Transcribe exactly the lines from the one containing "Clone this chart in seaborn and matplotlib." through the one containing "import seaborn as sns", both included, and leave out any pictures.

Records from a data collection
*-*-*
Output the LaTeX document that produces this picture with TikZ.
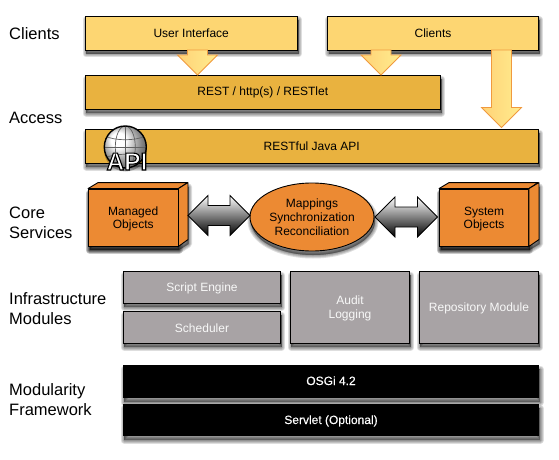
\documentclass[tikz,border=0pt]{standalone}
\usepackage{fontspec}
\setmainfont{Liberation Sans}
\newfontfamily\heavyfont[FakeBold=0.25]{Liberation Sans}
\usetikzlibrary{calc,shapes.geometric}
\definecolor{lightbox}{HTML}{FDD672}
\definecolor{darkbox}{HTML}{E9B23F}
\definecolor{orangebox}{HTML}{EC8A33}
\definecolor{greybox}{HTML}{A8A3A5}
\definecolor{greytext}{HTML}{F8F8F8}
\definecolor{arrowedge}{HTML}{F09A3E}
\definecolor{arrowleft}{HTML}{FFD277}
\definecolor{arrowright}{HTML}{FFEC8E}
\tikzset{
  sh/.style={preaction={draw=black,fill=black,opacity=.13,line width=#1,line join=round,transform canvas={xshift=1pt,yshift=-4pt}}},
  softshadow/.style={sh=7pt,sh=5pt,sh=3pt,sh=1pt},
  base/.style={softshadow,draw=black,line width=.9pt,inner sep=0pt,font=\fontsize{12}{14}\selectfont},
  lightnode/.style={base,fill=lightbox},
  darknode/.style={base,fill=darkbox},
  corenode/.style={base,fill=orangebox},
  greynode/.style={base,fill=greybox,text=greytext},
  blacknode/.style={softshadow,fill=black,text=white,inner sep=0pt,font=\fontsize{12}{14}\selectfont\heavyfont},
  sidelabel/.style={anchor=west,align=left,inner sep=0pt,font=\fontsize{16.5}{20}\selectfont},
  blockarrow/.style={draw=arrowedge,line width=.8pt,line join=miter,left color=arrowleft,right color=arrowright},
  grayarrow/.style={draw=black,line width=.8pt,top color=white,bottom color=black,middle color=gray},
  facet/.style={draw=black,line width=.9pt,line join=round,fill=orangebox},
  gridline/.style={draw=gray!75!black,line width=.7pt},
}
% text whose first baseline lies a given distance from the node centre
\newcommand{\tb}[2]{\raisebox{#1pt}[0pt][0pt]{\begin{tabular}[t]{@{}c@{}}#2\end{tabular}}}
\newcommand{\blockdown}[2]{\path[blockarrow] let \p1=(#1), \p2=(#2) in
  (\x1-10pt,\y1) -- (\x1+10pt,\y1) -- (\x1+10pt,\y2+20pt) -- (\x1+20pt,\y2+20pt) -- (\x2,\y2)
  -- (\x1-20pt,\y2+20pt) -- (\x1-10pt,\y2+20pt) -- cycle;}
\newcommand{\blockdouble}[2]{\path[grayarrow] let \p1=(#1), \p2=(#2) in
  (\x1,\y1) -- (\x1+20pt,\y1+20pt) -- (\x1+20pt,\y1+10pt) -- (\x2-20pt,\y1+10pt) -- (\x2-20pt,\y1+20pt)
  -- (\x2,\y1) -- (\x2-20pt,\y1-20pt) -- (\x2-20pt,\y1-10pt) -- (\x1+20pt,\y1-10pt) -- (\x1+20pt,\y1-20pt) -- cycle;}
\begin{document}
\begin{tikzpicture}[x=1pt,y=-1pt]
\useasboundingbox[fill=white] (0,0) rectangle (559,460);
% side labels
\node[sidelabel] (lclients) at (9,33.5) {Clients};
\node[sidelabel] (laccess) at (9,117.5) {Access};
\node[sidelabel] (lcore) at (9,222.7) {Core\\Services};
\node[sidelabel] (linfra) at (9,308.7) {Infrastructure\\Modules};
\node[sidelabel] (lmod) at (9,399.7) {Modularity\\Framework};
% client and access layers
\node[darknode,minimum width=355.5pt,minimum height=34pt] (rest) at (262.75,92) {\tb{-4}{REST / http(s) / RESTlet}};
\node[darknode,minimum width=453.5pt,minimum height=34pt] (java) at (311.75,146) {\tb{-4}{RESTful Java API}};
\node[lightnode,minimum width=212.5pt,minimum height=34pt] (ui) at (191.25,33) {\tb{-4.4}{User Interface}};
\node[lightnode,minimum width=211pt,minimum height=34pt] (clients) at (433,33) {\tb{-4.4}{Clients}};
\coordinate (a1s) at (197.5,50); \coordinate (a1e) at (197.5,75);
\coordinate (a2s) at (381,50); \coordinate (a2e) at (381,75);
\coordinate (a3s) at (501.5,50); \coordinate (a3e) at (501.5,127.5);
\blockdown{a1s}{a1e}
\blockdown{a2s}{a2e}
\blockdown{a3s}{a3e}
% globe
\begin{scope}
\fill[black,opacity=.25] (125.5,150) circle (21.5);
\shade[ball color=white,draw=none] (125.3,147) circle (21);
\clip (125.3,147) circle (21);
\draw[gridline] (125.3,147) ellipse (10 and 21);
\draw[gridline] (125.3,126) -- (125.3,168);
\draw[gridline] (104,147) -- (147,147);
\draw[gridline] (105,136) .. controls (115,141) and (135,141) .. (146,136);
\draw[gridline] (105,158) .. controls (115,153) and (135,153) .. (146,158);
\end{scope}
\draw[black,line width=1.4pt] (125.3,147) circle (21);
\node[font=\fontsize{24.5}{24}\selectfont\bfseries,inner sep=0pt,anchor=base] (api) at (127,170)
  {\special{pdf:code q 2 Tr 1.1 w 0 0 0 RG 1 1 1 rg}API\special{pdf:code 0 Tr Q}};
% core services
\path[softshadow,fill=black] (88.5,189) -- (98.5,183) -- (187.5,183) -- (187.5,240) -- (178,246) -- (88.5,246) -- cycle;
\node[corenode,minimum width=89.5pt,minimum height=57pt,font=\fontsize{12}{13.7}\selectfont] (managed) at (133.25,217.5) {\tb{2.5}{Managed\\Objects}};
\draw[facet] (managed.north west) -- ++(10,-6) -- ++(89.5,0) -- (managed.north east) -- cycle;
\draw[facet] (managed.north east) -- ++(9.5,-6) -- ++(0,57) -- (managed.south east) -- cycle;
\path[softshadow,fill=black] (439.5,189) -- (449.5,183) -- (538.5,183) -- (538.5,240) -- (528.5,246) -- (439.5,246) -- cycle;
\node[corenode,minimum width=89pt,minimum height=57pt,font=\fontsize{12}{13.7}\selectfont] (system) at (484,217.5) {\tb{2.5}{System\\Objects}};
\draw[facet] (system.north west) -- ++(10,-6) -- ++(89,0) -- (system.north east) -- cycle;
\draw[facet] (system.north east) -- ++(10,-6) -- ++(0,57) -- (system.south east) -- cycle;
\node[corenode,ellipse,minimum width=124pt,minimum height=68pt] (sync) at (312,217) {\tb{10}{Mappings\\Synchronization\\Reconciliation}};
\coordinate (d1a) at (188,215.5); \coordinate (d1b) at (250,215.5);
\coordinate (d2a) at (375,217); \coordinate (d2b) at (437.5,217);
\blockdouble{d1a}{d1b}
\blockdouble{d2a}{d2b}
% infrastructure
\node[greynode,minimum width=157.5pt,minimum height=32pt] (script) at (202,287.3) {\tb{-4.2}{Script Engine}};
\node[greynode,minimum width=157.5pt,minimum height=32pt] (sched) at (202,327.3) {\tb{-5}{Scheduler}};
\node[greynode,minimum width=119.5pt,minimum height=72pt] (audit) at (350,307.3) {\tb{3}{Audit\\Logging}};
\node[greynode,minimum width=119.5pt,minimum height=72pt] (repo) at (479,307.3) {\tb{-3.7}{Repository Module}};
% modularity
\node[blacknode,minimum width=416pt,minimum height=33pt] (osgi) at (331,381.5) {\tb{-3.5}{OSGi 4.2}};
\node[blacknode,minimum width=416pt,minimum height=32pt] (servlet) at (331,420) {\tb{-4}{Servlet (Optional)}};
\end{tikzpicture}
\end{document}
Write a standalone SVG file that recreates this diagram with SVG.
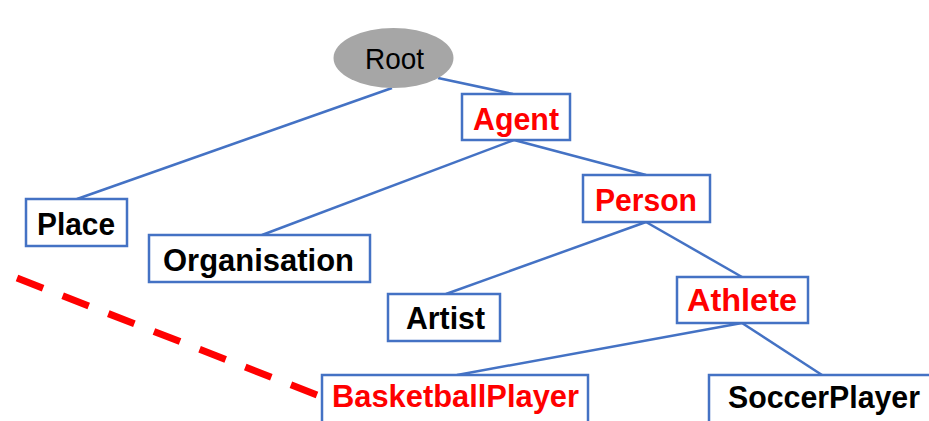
*-*-*
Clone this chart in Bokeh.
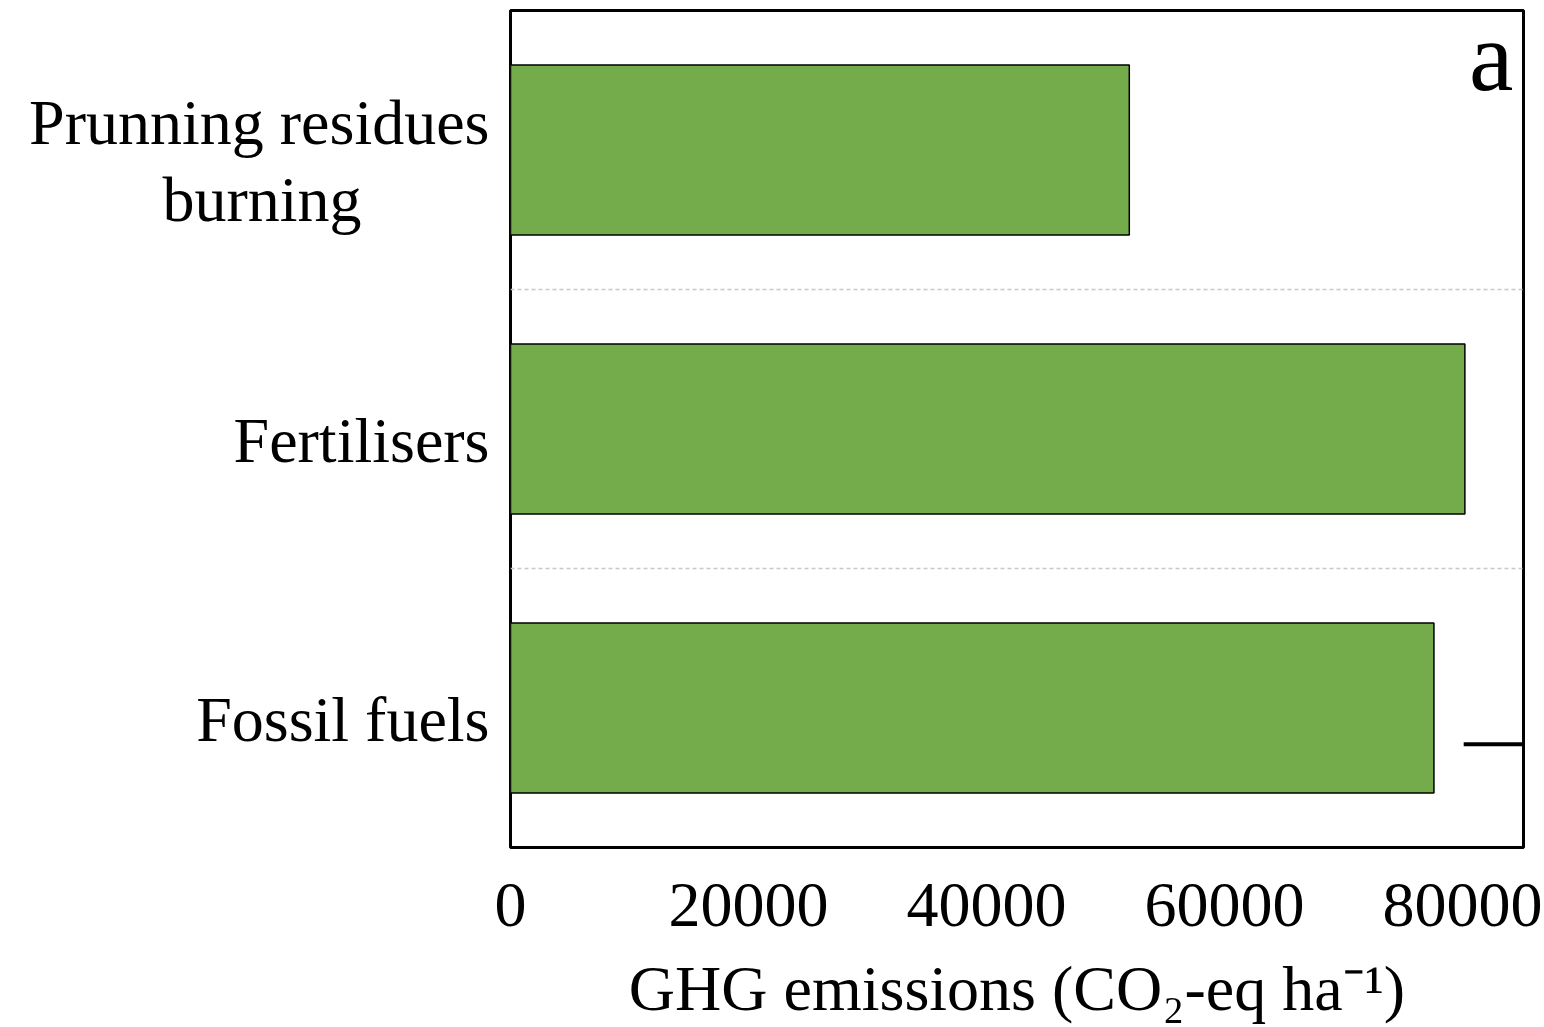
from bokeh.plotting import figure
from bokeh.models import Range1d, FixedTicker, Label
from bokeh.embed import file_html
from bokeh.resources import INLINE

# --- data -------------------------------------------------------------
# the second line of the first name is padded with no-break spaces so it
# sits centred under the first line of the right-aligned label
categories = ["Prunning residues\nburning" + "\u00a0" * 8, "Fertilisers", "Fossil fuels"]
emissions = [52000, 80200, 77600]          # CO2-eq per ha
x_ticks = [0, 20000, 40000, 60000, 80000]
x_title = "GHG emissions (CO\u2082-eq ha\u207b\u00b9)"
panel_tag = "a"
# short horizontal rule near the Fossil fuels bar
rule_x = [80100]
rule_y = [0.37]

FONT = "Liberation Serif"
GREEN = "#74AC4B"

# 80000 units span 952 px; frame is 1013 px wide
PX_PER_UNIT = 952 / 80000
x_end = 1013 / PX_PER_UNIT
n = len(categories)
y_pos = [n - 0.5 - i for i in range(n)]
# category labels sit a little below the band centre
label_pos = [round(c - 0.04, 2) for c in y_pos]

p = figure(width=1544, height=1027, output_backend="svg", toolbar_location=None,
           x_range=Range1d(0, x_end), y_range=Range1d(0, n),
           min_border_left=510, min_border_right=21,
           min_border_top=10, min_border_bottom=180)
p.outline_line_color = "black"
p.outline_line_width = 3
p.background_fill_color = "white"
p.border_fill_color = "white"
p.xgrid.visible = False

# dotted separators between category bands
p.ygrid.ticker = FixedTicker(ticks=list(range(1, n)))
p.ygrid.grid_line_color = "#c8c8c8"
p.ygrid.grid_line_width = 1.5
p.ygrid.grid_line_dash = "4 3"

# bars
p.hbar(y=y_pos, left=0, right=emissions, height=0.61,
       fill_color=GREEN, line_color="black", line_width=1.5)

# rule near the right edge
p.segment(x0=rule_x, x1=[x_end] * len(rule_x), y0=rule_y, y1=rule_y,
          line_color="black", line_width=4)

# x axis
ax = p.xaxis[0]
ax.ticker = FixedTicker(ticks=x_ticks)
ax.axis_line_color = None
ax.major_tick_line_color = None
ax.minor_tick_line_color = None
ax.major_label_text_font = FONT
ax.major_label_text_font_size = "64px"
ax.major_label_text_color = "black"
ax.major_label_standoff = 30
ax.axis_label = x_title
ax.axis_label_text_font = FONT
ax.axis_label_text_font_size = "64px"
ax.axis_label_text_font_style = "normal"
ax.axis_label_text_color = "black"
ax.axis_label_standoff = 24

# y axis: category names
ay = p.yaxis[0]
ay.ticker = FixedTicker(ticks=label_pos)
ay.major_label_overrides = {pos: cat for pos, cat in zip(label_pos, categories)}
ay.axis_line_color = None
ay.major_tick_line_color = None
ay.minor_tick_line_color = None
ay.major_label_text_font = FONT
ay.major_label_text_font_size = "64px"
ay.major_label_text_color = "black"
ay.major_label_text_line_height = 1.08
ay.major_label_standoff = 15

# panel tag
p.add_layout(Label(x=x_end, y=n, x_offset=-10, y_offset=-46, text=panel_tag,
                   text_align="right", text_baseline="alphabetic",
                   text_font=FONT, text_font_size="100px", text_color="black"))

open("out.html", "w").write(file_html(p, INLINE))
*-*-*
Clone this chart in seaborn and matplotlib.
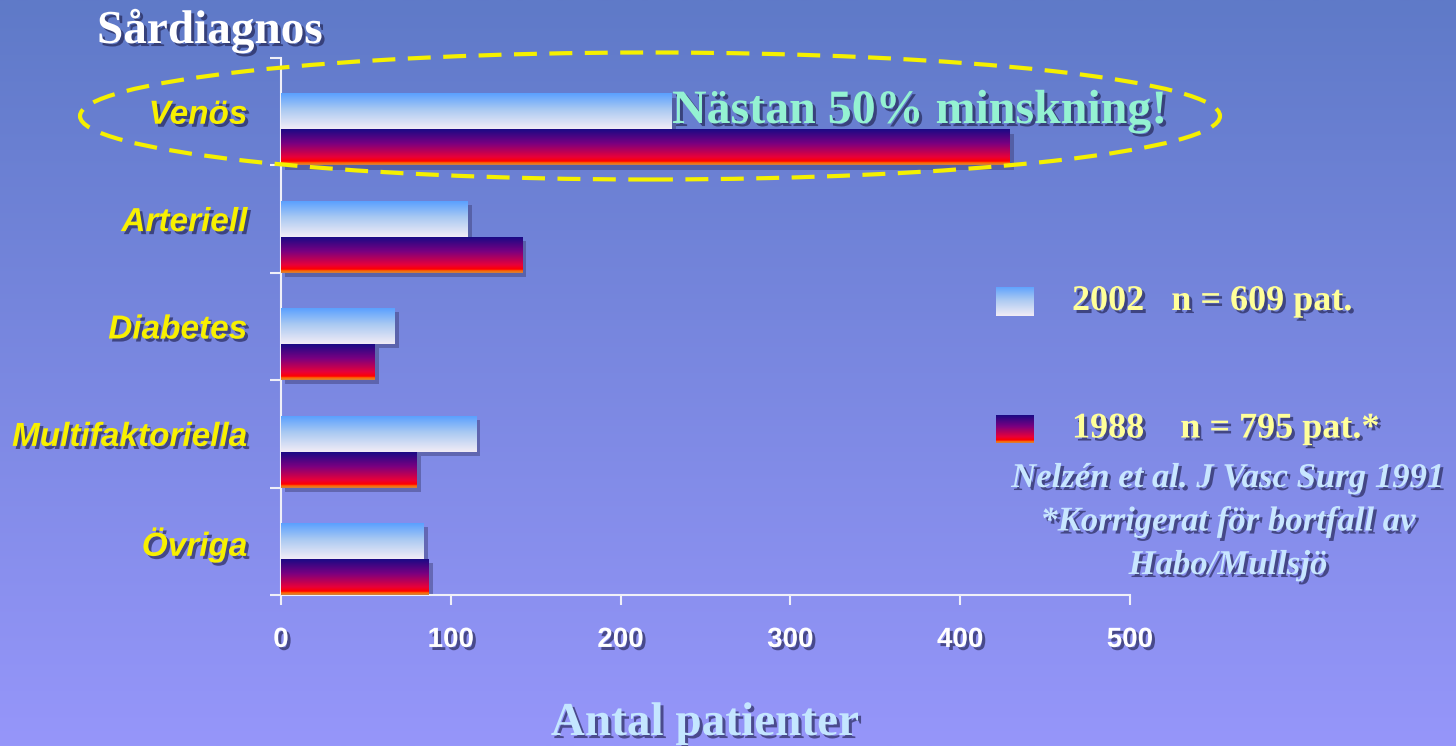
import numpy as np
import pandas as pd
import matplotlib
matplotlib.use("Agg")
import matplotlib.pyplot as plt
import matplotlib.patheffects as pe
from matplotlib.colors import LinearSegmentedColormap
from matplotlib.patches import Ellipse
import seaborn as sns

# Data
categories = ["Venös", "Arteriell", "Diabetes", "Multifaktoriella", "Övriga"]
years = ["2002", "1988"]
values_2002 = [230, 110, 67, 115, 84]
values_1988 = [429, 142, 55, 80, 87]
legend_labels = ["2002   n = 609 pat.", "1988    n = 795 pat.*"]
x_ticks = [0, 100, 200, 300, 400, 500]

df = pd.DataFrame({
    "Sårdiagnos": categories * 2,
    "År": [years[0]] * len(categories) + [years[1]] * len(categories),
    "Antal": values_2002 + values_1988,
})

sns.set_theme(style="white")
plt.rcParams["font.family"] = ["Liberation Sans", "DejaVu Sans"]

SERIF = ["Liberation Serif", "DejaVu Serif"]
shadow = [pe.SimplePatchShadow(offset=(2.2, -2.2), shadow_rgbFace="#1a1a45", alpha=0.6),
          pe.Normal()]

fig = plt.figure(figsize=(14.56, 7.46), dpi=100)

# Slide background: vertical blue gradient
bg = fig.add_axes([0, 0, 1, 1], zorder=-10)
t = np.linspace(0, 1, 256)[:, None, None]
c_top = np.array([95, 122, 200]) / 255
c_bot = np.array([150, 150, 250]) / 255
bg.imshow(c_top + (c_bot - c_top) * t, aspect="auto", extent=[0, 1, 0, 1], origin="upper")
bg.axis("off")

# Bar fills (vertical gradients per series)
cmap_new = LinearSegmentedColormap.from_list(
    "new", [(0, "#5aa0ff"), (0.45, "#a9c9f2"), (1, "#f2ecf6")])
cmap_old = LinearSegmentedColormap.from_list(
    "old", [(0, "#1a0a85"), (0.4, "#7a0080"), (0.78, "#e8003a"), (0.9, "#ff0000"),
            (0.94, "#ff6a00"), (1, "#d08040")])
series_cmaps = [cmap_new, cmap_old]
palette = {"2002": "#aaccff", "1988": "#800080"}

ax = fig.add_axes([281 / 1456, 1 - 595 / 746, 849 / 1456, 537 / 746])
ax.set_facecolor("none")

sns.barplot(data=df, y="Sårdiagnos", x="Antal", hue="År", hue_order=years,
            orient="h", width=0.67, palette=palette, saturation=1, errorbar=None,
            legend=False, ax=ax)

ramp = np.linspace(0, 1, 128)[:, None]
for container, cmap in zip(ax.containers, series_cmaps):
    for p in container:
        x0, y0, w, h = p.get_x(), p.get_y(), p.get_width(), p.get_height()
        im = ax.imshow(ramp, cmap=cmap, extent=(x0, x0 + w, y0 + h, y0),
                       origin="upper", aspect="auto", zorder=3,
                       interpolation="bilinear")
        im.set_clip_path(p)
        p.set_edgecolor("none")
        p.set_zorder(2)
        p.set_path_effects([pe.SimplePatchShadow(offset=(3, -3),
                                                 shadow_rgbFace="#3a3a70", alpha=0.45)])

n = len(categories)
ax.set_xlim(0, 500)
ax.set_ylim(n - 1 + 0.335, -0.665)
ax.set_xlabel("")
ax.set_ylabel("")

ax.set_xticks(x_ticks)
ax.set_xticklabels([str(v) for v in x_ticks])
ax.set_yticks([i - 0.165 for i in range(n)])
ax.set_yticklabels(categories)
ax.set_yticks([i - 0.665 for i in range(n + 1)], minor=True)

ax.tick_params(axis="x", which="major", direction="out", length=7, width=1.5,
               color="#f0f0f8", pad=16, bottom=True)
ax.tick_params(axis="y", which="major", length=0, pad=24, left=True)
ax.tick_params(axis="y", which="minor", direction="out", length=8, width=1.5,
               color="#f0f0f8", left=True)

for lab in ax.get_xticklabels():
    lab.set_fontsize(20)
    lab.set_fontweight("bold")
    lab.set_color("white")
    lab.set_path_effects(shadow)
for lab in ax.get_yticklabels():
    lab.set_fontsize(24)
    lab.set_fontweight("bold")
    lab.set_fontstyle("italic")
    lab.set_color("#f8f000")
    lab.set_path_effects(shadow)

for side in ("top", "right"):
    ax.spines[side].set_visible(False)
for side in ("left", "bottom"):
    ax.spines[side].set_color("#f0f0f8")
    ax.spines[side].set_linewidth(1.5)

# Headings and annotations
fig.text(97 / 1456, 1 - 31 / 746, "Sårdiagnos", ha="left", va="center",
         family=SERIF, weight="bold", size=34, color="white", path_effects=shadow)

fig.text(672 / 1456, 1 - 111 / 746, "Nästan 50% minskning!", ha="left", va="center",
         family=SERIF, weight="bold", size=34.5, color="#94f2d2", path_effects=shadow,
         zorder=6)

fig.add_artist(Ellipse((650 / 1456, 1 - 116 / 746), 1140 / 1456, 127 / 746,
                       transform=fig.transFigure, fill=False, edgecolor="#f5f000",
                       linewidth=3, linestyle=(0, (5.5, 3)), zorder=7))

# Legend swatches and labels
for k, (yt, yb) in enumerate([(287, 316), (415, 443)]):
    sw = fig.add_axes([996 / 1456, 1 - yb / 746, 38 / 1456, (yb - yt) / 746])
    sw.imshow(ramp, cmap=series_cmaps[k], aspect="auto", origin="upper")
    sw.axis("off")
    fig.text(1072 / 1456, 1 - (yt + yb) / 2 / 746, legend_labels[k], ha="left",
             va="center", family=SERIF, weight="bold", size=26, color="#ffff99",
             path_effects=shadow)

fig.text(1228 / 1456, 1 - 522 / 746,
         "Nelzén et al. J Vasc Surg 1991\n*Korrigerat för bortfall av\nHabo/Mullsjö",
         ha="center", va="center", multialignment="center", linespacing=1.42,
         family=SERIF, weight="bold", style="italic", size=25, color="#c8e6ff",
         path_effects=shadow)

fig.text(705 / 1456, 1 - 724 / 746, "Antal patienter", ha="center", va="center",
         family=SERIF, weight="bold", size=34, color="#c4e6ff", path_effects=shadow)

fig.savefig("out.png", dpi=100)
*-*-*
--- Result of this exercise ---
Clone this chart in seaborn and matplotlib.
import numpy as np
import pandas as pd
import matplotlib
matplotlib.use("Agg")
import matplotlib.pyplot as plt
import matplotlib.patheffects as pe
from matplotlib.colors import LinearSegmentedColormap
from matplotlib.patches import Ellipse
import seaborn as sns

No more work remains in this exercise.